S3 Select: Query Without Downloading

S3 Select runs a SQL query server-side on CSV, JSON, or Parquet files stored in S3. It returns only the matching rows, reducing data transfer by up to 98% for selective queries on large files.

import boto3
import json

s3 = boto3.client("s3", region_name="ap-south-1")

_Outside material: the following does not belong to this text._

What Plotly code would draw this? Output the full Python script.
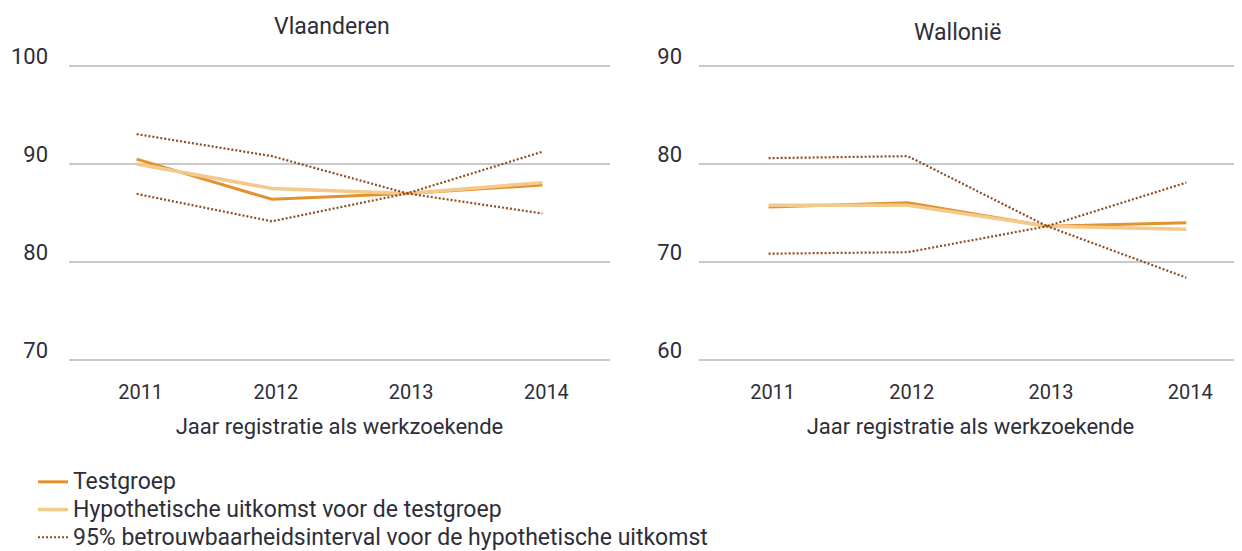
import plotly.graph_objects as go

years = ["2011", "2012", "2013", "2014"]

# Vlaanderen
vl_test = [90.5, 86.4, 87.0, 87.85]
vl_hypo = [90.0, 87.5, 87.0, 88.1]
vl_upper = [93.05, 90.8, 87.0, 91.25]
vl_lower = [86.95, 84.15, 87.0, 84.95]

# Wallonië
wa_test = [75.6, 76.05, 73.65, 74.0]
wa_hypo = [75.8, 75.8, 73.65, 73.35]
wa_upper = [80.6, 80.8, 73.65, 78.1]
wa_lower = [70.85, 71.0, 73.65, 68.4]

titles = ["Vlaanderen", "Wallonië"]
x_title = "Jaar registratie als werkzoekende"
names = ["Testgroep", "Hypothetische uitkomst voor de testgroep",
         "95% betrouwbaarheidsinterval voor de hypothetische uitkomst"]

C_TEST = "#e2922f"
C_HYPO = "#f4c98c"
C_CI = "#8f4c1e"
C_RED = "#e8202d"
C_GRID = "#c9c9c9"
C_TEXT = "#2e2e38"
FONT = "Roboto"

# page body has an 8px margin, so the figure is drawn 8px smaller
W, H = 1234, 543
OFF = 8

def legend_label(s):
    return "<span style='font-size:23px'>" + s + "</span>"

fig = go.Figure()

def add_panel(xa, ya, test, hypo, upper, lower, show):
    fig.add_trace(go.Scatter(x=years, y=test, mode="lines", name=legend_label(names[0]),
                             line=dict(color=C_TEST, width=3), xaxis=xa, yaxis=ya,
                             showlegend=show, legendrank=1))
    fig.add_trace(go.Scatter(x=years, y=hypo, mode="lines", name=legend_label(names[1]),
                             line=dict(color=C_HYPO, width=3.5), xaxis=xa, yaxis=ya,
                             showlegend=show, legendrank=2))
    fig.add_trace(go.Scatter(x=years, y=upper, mode="lines", name=legend_label(names[2]),
                             line=dict(color=C_CI, width=2.2, dash="2px,2px"), xaxis=xa, yaxis=ya,
                             showlegend=show, legendgroup="ci", legendrank=3))
    fig.add_trace(go.Scatter(x=years, y=lower, mode="lines", name=legend_label(names[2]),
                             line=dict(color=C_CI, width=2.2, dash="2px,2px"), xaxis=xa, yaxis=ya,
                             showlegend=False, legendgroup="ci"))

add_panel("x", "y", vl_test, vl_hypo, vl_upper, vl_lower, True)
add_panel("x2", "y2", wa_test, wa_hypo, wa_upper, wa_lower, False)

def px(x):
    return (x - OFF) / W

def py(y):
    return 1 - (y - OFF) / H

# y range padded by 0.3 units (~3 px) so edge gridlines are drawn
ydom = [py(362.94), py(63.06)]
common_x = dict(type="category", showgrid=False, showline=False, zeroline=False,
                ticks="", automargin=False, ticklabelstandoff=15, ticklabelshift=4,
                tickfont=dict(size=20, color=C_TEXT, family=FONT),
                title=dict(text=x_title, font=dict(size=22, color=C_TEXT, family=FONT), standoff=15))
common_y = dict(showgrid=True, gridcolor=C_GRID, gridwidth=1.5, zeroline=False,
                showline=False, ticks="", dtick=10, automargin=False,
                tickfont=dict(size=22, color=C_TEXT, family=FONT), ticklabelshift=-10)

fig.update_layout(
    width=W, height=H,
    margin=dict(l=0, r=0, t=0, b=0, autoexpand=False),
    paper_bgcolor="white", plot_bgcolor="white",
    font=dict(family=FONT, color=C_TEXT),
    xaxis=dict(domain=[px(69), px(610)], anchor="y", range=[-0.5, 3.5], **common_x),
    yaxis=dict(domain=ydom, anchor="x", range=[69.7, 100.3], ticklabelstandoff=20, **common_y),
    xaxis2=dict(domain=[px(699), 1.0], anchor="y2", range=[-0.5, 3.4], **common_x),
    yaxis2=dict(domain=ydom, anchor="x2", range=[59.7, 90.3], ticklabelstandoff=16, **common_y),
    legend=dict(x=px(33), y=py(463), xanchor="left", yanchor="top",
                font=dict(size=19, color=C_TEXT, family=FONT),
                itemwidth=30, tracegroupgap=0, bgcolor="rgba(0,0,0,0)"),
    showlegend=True,
    shapes=[
        dict(type="line", xref="x", yref="y", x0="2013", x1="2013", y0=70, y1=100,
             line=dict(color=C_RED, width=1.2)),
        dict(type="line", xref="x2", yref="y2", x0="2013", x1="2013", y0=60, y1=90,
             line=dict(color=C_RED, width=1.2)),
    ],
    annotations=[
        dict(text=titles[0], xref="paper", yref="paper", x=px(332), y=py(26),
             xanchor="center", yanchor="middle",
             showarrow=False, font=dict(size=23, color=C_TEXT, family=FONT)),
        dict(text=titles[1], xref="paper", yref="paper", x=px(958), y=py(33),
             xanchor="center", yanchor="middle",
             showarrow=False, font=dict(size=23, color=C_TEXT, family=FONT)),
    ],
)

fig.write_html("out.html")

# Query CSV file in S3 — only download matching rows
def s3_select_csv(bucket: str, key: str, sql: str) -> list[dict]:
    response = s3.select_object_content(
        Bucket=bucket,
        Key=key,
        ExpressionType="SQL",
        Expression=sql,
        InputSerialization={
            "CSV": {"FileHeaderInfo": "USE", "RecordDelimiter": "\n", "FieldDelimiter": ","},
            "CompressionType": "NONE",
        },
        OutputSerialization={"JSON": {"RecordDelimiter": "\n"}},
    )

    records = []
    for event in response["Payload"]:
        if "Records" in event:
            payload = event["Records"]["Payload"].decode("utf-8")
            for line in payload.strip().split("\n"):
                if line:
                    records.append(json.loads(line))
    return records


# Example: query orders CSV for high-value orders without downloading 10GB
results = s3_select_csv(
    "my-data-bucket",
    "orders/2026/orders.csv",
    "SELECT order_id, customer_id, amount FROM S3Object WHERE CAST(amount AS FLOAT) > 1000.00",
)
print(f"Found {len(results)} high-value orders")
for r in results[:5]:
    print(r)

Async S3 with aioboto3

import aioboto3
import asyncio
import io
from contextlib import asynccontextmanager
from fastapi import FastAPI, UploadFile

session = aioboto3.Session()

@asynccontextmanager
async def lifespan(app: FastAPI):
    yield

app = FastAPI(lifespan=lifespan)

@app.post("/upload")
async def upload_file(file: UploadFile, folder: str = "uploads"):
    key = f"{folder}/{file.filename}"
    async with session.client("s3", region_name="ap-south-1") as s3:
        await s3.upload_fileobj(
            file,
            "my-bucket",
            key,
            ExtraArgs={"ContentType": file.content_type},
        )
    return {"key": key, "bucket": "my-bucket"}


async def download_to_memory(bucket: str, key: str) -> bytes:
    async with session.client("s3") as s3:
        buffer = io.BytesIO()
        await s3.download_fileobj(bucket, key, buffer)
        return buffer.getvalue()


async def list_files(bucket: str, prefix: str) -> list[str]:
    async with session.client("s3") as s3:
        paginator = s3.get_paginator("list_objects_v2")
        keys = []
        async for page in paginator.paginate(Bucket=bucket, Prefix=prefix):
            for obj in page.get("Contents", []):
                keys.append(obj["Key"])
        return keys

Frequently Asked Questions

What is the maximum file size for S3 upload?
S3 supports objects up to 5 TB. Single PUT operations are limited to 5 GB. For files larger than 5 GB you must use multipart upload. boto3's upload_file automatically switches to multipart for files over the multipart_threshold (default 8 MB).
How do I handle S3 upload errors and retries?
boto3 retries transient errors (throttling, connection resets) automatically via the retry config. For multipart uploads, always wrap in try/except and call abort_multipart_upload() on failure — incomplete multipart uploads incur storage charges. Enable S3 lifecycle rules to auto-abort incomplete uploads after N days.
How do I make S3 files publicly accessible?
Never set bucket-level public access. Instead, use presigned URLs for temporary access, or CloudFront as a CDN in front of a private bucket. If you need truly public static assets, enable public access on a specific path via bucket policy but block public access at the account level for everything else.